Asheboro council approves rezoning for 350-unit development

Randolph County Commissioners

ASHEBORO – The Asheboro City Council met on Thursday, Jan. 11, for its first meeting of 2024, with several public hearings and some financial items on the agenda.

A rezoning application for a 350-unit residential development on 94 acres west of Zoo Parkway and south of Newbern Avenue was considered, with traffic being the biggest concern.

“One of the key elements that has come along with this application is the traffic impact analysis,” said Community Development Director Trevor Nuttall. “That has been completed and submitted to both the city and NCDOT.”

A private traffic study recommended a new, dedicated left-turn lane to serve as the primary access on Zoo Parkway, while NCDOT added recommendations for a dedicated right-turn lane into the proposed site, as well as a new, dedicated right-turn lane on Zoo Parkway at Newbern Avenue.

The council approved the request with multiple conditions, including a requirement that all the traffic recommendations be met.

The board authorized city staff to research options for the expansion of the Zoo City social district in order to include Hoover Hatchet House.

“It’s been about a year since we last evaluated the maintenance and management plan as well as the boundary, so we’d like to take a look at that and see if there are any recommendations as well as consider the expansion,” said Downtown Asheboro Inc., executive director Addie Corder.

The council signed off on a facility use agreement with Randolph-Asheboro YMCA, and it approved the creation of a project fund for the David and Pauline Jarrell Garden project in order to set the project in motion.

“The funds are already included in the general fund operating budget that was adopted in June,” said financial director Deborah Reaves. “So there’s only one ordinance that needs to be covered today, which is making changes in the project fund to receive the funds from the general operating fund and setting aside the money for construction purposes.”

“My concern is that we have two open major expenses that have not been completed,” said Councilmember Joey Trogdon, the lone dissenter on the garden project vote and a new member of the council for 2024. “With the general fund, our fund balance is at 15%, which is a 33% drop from last year. We’re heading towards a dangerous territory if we don’t get our general fund balance back up. I think we need to finish what we got, find out where we stand, and proceed from there.”

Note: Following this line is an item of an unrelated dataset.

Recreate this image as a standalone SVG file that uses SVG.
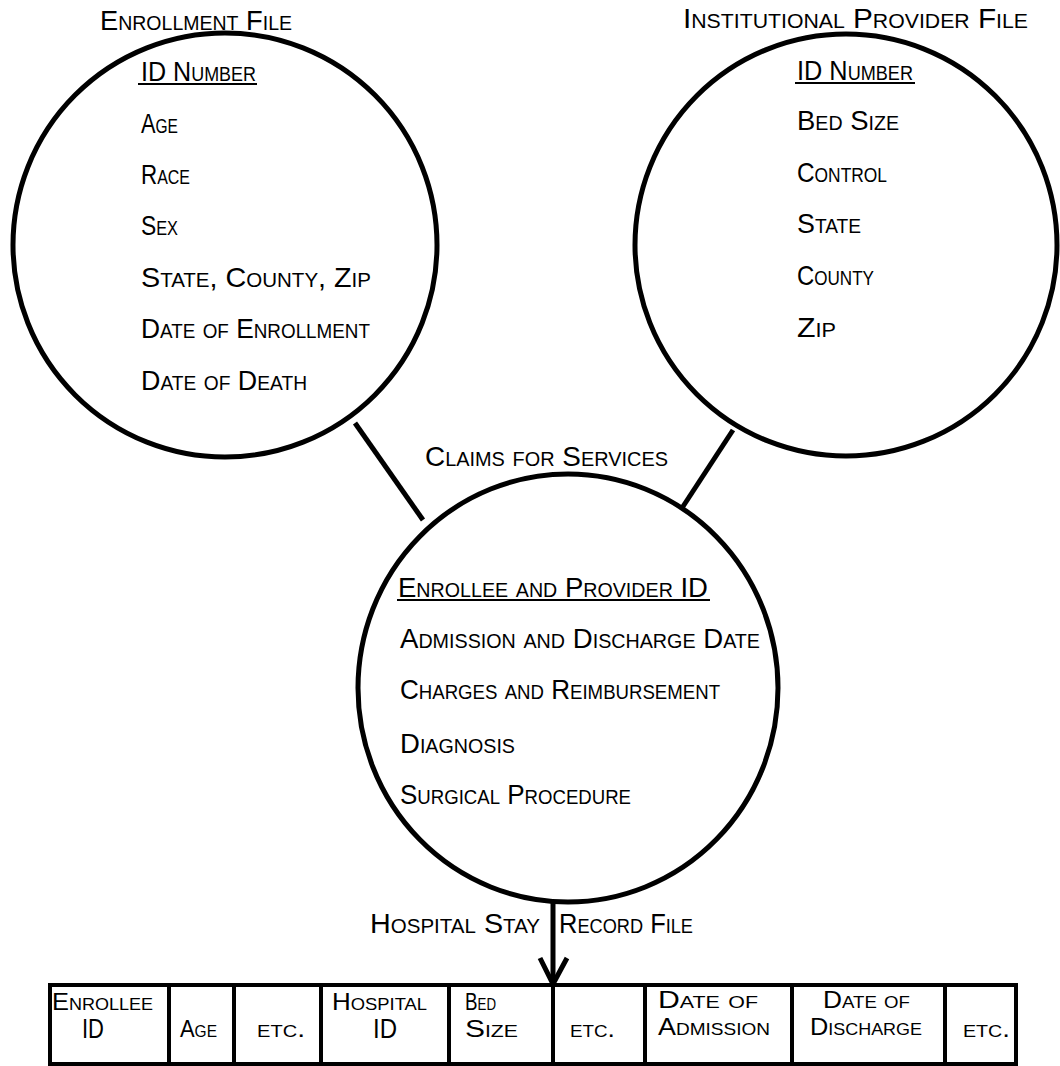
<svg xmlns="http://www.w3.org/2000/svg" width="1060" height="1066" viewBox="0 0 1060 1066">
<style>
text{font-family:"Liberation Sans","DejaVu Sans",sans-serif;font-variant:small-caps;fill:#000;}
.t{font-size:28px;}
.c{font-size:24px;}
.big{font-size:27px;}
.circ{fill:none;stroke:#000;stroke-width:5;}
.ln{stroke:#000;stroke-width:5;fill:none;}
.ul{stroke:#000;stroke-width:2;}
.cell{stroke:#000;stroke-width:4;fill:none;}
.div{stroke:#000;stroke-width:4;}
</style>
<rect width="1060" height="1066" fill="#fff"/>

<g id="connectors">
<line class="ln" x1="355" y1="423" x2="423" y2="520"/>
<line class="ln" x1="733" y1="430" x2="682" y2="508"/>
<line class="ln" x1="553" y1="902" x2="553" y2="986"/>
<path d="M540,958 L553,984 L567,958" fill="none" stroke="#000" stroke-width="5"/>
</g>

<g id="enrollment-file">
<circle class="circ" cx="225" cy="245" r="212"/>
<text class="t" x="100" y="30" textLength="192" lengthAdjust="spacingAndGlyphs">Enrollment File</text>
<text class="t" x="141" y="81" textLength="115" lengthAdjust="spacingAndGlyphs">ID Number</text>
<line class="ul" x1="138" y1="84" x2="257" y2="84"/>
<text class="t" x="141" y="133" textLength="37" lengthAdjust="spacingAndGlyphs">Age</text>
<text class="t" x="141" y="184" textLength="49" lengthAdjust="spacingAndGlyphs">Race</text>
<text class="t" x="141" y="235" textLength="37" lengthAdjust="spacingAndGlyphs">Sex</text>
<text class="t" x="141" y="287" textLength="230" lengthAdjust="spacingAndGlyphs">State, County, Zip</text>
<text class="t" x="141" y="338" textLength="229" lengthAdjust="spacingAndGlyphs">Date of Enrollment</text>
<text class="t" x="141" y="390" textLength="166" lengthAdjust="spacingAndGlyphs">Date of Death</text>
</g>

<g id="provider-file">
<circle class="circ" cx="846" cy="245" r="211"/>
<text class="t" x="683" y="28" textLength="345" lengthAdjust="spacingAndGlyphs">Institutional Provider File</text>
<text class="t" x="797" y="80" textLength="116" lengthAdjust="spacingAndGlyphs">ID Number</text>
<line class="ul" x1="795" y1="83" x2="915" y2="83"/>
<text class="t" x="797" y="130" textLength="102" lengthAdjust="spacingAndGlyphs">Bed Size</text>
<text class="t" x="797" y="182" textLength="90" lengthAdjust="spacingAndGlyphs">Control</text>
<text class="t" x="797" y="233" textLength="64" lengthAdjust="spacingAndGlyphs">State</text>
<text class="t" x="797" y="285" textLength="77" lengthAdjust="spacingAndGlyphs">County</text>
<text class="t" x="797" y="337" textLength="39" lengthAdjust="spacingAndGlyphs">Zip</text>
</g>

<g id="claims">
<ellipse class="circ" cx="568" cy="688" rx="210" ry="214"/>
<text class="t" x="425" y="466" textLength="243" lengthAdjust="spacingAndGlyphs">Claims for Services</text>
<text class="t" x="398" y="597" textLength="310" lengthAdjust="spacingAndGlyphs">Enrollee and Provider ID</text>
<line class="ul" x1="397" y1="600" x2="710" y2="600"/>
<text class="t" x="400" y="648" textLength="360" lengthAdjust="spacingAndGlyphs">Admission and Discharge Date</text>
<text class="t" x="400" y="699" textLength="320" lengthAdjust="spacingAndGlyphs">Charges and Reimbursement</text>
<text class="t" x="400" y="753" textLength="115" lengthAdjust="spacingAndGlyphs">Diagnosis</text>
<text class="t" x="400" y="804" textLength="231" lengthAdjust="spacingAndGlyphs">Surgical Procedure</text>
</g>

<g id="hospital-stay-record-file">
<text class="t" y="933"><tspan x="370" textLength="170" lengthAdjust="spacingAndGlyphs">Hospital Stay</tspan> <tspan x="559" textLength="134" lengthAdjust="spacingAndGlyphs">Record File</tspan></text>
<rect class="cell" x="50" y="985" width="966" height="79"/>
<line class="div" x1="169" y1="985" x2="169" y2="1064"/>
<line class="div" x1="234" y1="985" x2="234" y2="1064"/>
<line class="div" x1="321" y1="985" x2="321" y2="1064"/>
<line class="div" x1="449" y1="985" x2="449" y2="1064"/>
<line class="div" x1="553" y1="985" x2="553" y2="1064"/>
<line class="div" x1="645" y1="985" x2="645" y2="1064"/>
<line class="div" x1="792" y1="985" x2="792" y2="1064"/>
<line class="div" x1="945" y1="985" x2="945" y2="1064"/>
<text class="c" x="52" y="1010" textLength="101" lengthAdjust="spacingAndGlyphs">Enrollee</text>
<text class="big" x="82" y="1038" textLength="22" lengthAdjust="spacingAndGlyphs">ID</text>
<text class="c" x="180" y="1037" textLength="37" lengthAdjust="spacingAndGlyphs">Age</text>
<text class="c" x="257" y="1037" textLength="48" lengthAdjust="spacingAndGlyphs">etc.</text>
<text class="c" x="332" y="1010" textLength="95" lengthAdjust="spacingAndGlyphs">Hospital</text>
<text class="big" x="373" y="1038" textLength="24" lengthAdjust="spacingAndGlyphs">ID</text>
<text class="c" x="465" y="1010" textLength="31" lengthAdjust="spacingAndGlyphs">Bed</text>
<text class="c" x="465" y="1037" textLength="53" lengthAdjust="spacingAndGlyphs">Size</text>
<text class="c" x="570" y="1037" textLength="45" lengthAdjust="spacingAndGlyphs">etc.</text>
<text class="c" x="658" y="1008" textLength="100" lengthAdjust="spacingAndGlyphs">Date of</text>
<text class="c" x="658" y="1035" textLength="112" lengthAdjust="spacingAndGlyphs">Admission</text>
<text class="c" x="823" y="1008" textLength="87" lengthAdjust="spacingAndGlyphs">Date of</text>
<text class="c" x="810" y="1035" textLength="112" lengthAdjust="spacingAndGlyphs">Discharge</text>
<text class="c" x="963" y="1037" textLength="47" lengthAdjust="spacingAndGlyphs">etc.</text>
</g>
</svg>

Finally, the council approved the next step, phase 1, of the Wolfspeed water main extension project at a cost of $5,783,976.90, which includes approximately $750,000 in contingency funds.

“Phase 1 includes at least 60% design — we’re going for 75% — it gives us an opportunity for material acquisition, easement acquisition and permitting,“ said water resources director Michael Rhoney. “It gives us a preliminary engineering report, hydraulic model, all the geotechnical, environmental investigations we need to do, particularly the underground stuff, the field services, lab testing, engineering analysis report, the subsurface utility engineering and then we get to a 30% design which we will approve.”

The Asheboro City Council’s next meeting is Feb. 8.